In 2023, Berlin’s Staatliche Museen hosted a similar exhibition, which was titled ‘the Archaeological Treasures of Uzbekistan’. Most recently, the British Museum hosted its ‘Silk Roads’ exhibition, which brought together objects that had travelled ‘from East Asia to Britain, and from Scandinavia to Madagascar’, and told the story of the networks and routes along which they passed. Centrally located within the exhibition space was a section dedicated to Uzbekistan, casting the country as a crucial nexus of the silk roads. The Hall of the Ambassadors six-metre wall painting from modern-day Samarkand was the archeological showstopper of the exhibition, and captured reviewers’ and museum-goers’ attention alike. 

State-led initiatives

These three exhibitions were supported by the government of Uzbekistan, which has been redoubling its efforts to recast its international image and attract tourists in recent years. 

After former president Islam Karimov’s death in 2016, the country’s new leader, Shavkat Mirziyoyev, has tried to attract foreign investment into the economy and create a new, more open international image. In 2017, shortly after Mirziyoyev became president, the government incorporated the Uzbekistan Art and Culture Foundation, which aims to promote the country’s art and culture domestically and internationally. It is this organisation that has collaborated with the Louvre, the Staatliche Museen, and the British Museum. 

Tourism is classed as a ‘strategic sector of the economy’. In 2019, president Mirziyoyev mandated a rapid development of tourist infrastructure in the country. In 2022, a new Ministry for Tourism and Cultural Heritage was established to respond to the ‘increased attention paid to the tourism sector in recent years’. 

Unravelling the Silk Road? 

In a 2025 article for the BBC, Catherine Bennett noted that state tourism promotion policies often risk damaging Uzbekistan’s historical sites and the neighbourhoods of local communities, whose cities are being reshaped by the drive to create travel infrastructure. 

Ironically, the state’s fervour for tourism promotion risks damaging some of the very historical and cultural assets that attract tourists. At the same time as footage of Uzbekistan’s architectural wonders was being broadcast to museum-goers in Europe, some sites risked damage or demolition at home. 
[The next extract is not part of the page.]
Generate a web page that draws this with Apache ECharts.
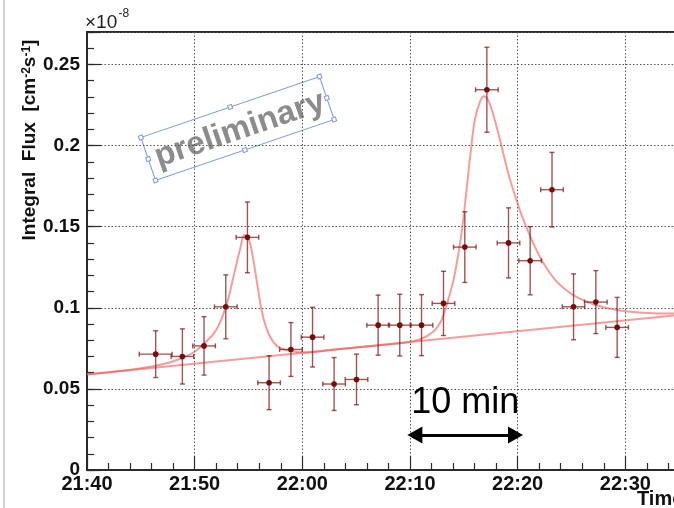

Bennett’s piece focused on a development in Bukhara, but I found her interviewees’ observations rang true about other towns on the Silk Road that I had seen whilst travelling in 2023. In particular, there was something uncanny about Khiva, an historic oasis city and developing tourist hub. The citadel, with striking adobe walls, is jealously guarded with ticket-gates and turnstiles at every entry point. This means that if your hostel is in the citadel, you have to buy a ticket to get in and drop off your bags. The main squares and thoroughfares are overflowing with souvenir markets, and travellers are limited to expensive, disappointing food options. It resembled a desert Disneyland, a shiny but hollowed-out version of the experience a Western tourist may seek as she searches the internet for “London to Uzbekistan”.

I remember feeling surprised when leaving Khiva’s citadel on the way to Karakalpakstan, and after a mere few minutes’ drive, our car was passing through streets of houses, restaurants, and shopping centres – the actual city of Khiva! We left Khiva without seeing this town at all, lulled into two days of stupor in the theme park in the desert.  

Uzbekistan’s efforts to promote itself as a tourism hub appear to be working, with travel content about the country gaining organic traction on search engines and on social media. But the government must balance its desire to promote tourism with the risk creating oasis theme parks, devoid of the very local charm and architectural wonder that many tourists seek.